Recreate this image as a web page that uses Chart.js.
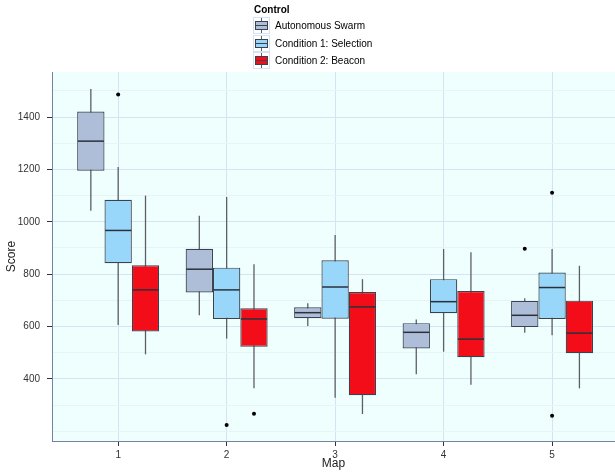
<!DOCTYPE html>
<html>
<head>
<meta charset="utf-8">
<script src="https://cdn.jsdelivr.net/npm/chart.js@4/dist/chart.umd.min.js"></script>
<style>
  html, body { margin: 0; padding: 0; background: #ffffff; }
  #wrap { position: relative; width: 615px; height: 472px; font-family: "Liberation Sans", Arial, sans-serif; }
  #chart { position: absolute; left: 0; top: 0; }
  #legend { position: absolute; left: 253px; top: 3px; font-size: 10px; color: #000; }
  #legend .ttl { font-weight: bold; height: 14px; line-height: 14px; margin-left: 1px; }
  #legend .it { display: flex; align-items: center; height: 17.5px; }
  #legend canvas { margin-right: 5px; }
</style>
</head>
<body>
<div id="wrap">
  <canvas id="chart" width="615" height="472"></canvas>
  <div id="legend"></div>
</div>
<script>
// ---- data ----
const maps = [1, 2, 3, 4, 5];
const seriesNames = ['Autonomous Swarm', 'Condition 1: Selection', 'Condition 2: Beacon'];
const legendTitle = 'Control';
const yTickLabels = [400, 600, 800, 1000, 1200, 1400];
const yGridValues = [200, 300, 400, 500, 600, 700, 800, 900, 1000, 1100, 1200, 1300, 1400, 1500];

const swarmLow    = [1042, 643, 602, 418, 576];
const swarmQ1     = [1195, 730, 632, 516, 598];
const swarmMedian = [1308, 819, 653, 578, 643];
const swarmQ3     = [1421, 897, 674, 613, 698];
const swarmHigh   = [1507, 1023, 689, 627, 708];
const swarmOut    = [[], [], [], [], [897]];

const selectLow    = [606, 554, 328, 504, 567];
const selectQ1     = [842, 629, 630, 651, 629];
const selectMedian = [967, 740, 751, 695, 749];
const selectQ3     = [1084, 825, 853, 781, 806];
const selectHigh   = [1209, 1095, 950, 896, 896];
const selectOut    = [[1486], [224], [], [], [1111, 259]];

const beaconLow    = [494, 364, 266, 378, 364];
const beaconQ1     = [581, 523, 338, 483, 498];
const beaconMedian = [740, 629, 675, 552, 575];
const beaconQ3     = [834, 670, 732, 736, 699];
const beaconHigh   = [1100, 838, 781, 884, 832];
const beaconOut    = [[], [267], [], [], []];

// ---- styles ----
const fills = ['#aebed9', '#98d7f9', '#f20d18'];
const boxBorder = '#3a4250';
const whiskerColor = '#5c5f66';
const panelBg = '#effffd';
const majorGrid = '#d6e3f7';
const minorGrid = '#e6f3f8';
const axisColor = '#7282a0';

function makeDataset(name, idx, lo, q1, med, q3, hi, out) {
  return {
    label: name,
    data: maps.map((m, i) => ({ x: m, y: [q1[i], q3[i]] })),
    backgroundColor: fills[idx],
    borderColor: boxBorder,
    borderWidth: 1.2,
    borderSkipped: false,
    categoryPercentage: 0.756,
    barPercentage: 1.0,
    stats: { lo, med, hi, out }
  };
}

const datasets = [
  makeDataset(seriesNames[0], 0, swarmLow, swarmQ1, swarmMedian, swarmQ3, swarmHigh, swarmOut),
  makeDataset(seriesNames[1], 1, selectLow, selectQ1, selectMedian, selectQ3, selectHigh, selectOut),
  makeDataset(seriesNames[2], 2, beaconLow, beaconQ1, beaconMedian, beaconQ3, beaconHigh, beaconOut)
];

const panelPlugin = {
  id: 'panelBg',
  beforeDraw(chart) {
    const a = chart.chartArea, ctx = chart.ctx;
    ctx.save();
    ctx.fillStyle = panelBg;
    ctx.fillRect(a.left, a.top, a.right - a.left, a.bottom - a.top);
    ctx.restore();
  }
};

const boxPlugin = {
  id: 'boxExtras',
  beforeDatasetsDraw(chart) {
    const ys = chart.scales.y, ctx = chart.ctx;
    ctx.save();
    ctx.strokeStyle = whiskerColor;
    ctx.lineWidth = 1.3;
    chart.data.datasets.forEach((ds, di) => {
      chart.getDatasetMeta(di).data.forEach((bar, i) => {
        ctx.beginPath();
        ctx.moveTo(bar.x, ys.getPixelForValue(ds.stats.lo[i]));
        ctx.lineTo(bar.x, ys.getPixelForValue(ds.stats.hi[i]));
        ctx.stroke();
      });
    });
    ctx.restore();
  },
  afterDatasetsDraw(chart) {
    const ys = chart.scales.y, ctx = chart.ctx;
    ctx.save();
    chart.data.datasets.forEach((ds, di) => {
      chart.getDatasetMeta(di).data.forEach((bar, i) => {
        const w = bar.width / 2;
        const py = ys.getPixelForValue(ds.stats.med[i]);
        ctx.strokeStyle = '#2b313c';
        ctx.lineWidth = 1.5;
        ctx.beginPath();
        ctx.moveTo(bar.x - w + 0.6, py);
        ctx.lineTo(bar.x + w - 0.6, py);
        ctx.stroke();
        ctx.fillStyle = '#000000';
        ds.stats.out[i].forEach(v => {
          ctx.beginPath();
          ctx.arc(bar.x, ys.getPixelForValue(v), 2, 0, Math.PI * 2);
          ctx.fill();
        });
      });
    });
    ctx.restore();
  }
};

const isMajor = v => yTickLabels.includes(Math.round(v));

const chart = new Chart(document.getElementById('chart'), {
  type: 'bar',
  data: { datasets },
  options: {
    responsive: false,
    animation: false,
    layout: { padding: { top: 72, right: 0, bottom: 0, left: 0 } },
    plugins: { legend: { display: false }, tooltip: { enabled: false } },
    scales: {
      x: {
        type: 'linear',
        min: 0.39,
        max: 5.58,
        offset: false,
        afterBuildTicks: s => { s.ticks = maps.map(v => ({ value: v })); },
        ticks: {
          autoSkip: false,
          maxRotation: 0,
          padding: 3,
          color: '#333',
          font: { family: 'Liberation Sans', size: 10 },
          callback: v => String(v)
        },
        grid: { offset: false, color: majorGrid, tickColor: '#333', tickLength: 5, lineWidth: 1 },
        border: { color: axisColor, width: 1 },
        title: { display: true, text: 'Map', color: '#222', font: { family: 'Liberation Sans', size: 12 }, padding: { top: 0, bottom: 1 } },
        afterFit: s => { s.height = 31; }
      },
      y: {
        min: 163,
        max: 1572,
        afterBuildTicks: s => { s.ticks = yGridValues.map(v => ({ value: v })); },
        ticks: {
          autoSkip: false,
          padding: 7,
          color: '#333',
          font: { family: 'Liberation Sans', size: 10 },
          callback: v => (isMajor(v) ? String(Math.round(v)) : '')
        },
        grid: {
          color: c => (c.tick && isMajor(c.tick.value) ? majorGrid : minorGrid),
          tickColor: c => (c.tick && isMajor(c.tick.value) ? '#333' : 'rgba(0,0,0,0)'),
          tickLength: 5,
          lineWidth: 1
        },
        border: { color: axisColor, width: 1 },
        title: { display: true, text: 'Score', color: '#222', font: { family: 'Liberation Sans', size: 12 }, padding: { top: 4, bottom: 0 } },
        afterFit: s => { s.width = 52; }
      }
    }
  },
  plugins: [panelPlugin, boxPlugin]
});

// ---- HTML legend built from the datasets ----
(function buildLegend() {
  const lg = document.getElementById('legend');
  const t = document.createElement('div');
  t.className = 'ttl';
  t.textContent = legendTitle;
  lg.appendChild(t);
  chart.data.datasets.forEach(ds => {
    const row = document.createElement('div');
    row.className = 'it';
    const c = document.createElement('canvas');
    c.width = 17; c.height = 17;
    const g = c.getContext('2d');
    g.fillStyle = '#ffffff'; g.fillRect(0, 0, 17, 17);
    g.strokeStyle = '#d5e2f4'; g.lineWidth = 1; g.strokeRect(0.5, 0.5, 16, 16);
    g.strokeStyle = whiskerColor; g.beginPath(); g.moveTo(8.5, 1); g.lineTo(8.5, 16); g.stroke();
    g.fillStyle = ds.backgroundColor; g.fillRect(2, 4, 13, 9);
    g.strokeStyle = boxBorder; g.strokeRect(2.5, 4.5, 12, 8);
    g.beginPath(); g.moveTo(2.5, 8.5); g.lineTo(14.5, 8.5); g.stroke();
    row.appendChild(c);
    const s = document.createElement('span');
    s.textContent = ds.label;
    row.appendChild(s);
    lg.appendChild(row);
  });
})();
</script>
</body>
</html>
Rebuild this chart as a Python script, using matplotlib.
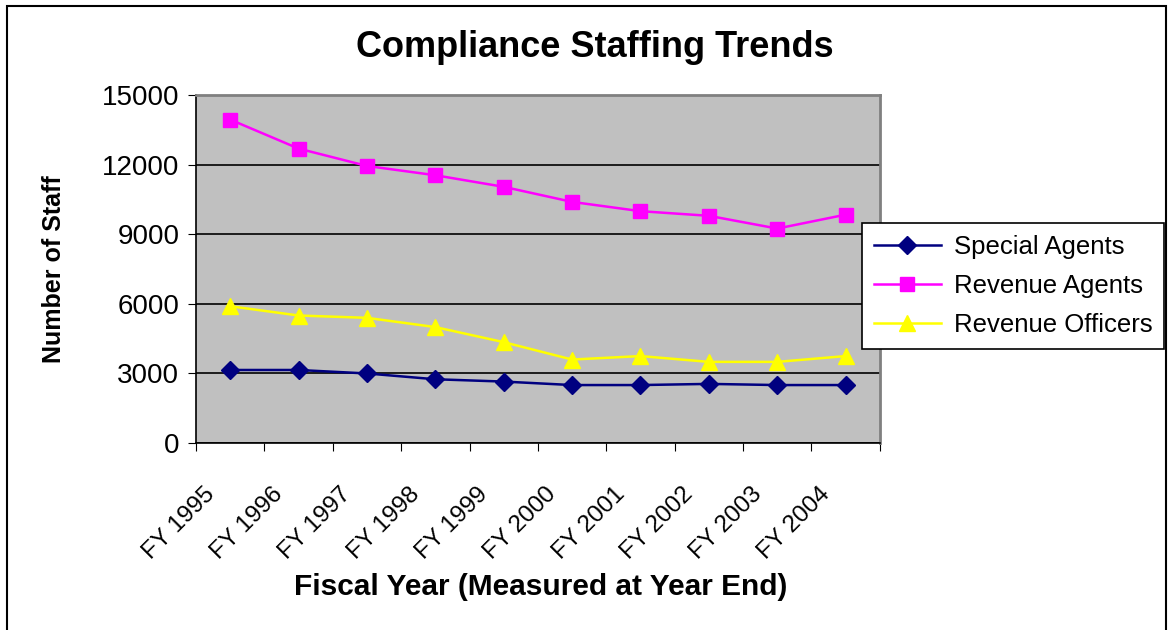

- _Requirement_: Show every line from the entries above in which the word "this" appears.

- _Exercise solution_:
Recreate this image as a web page that uses Chart.js.
Rebuild this chart as a Python script, using matplotlib.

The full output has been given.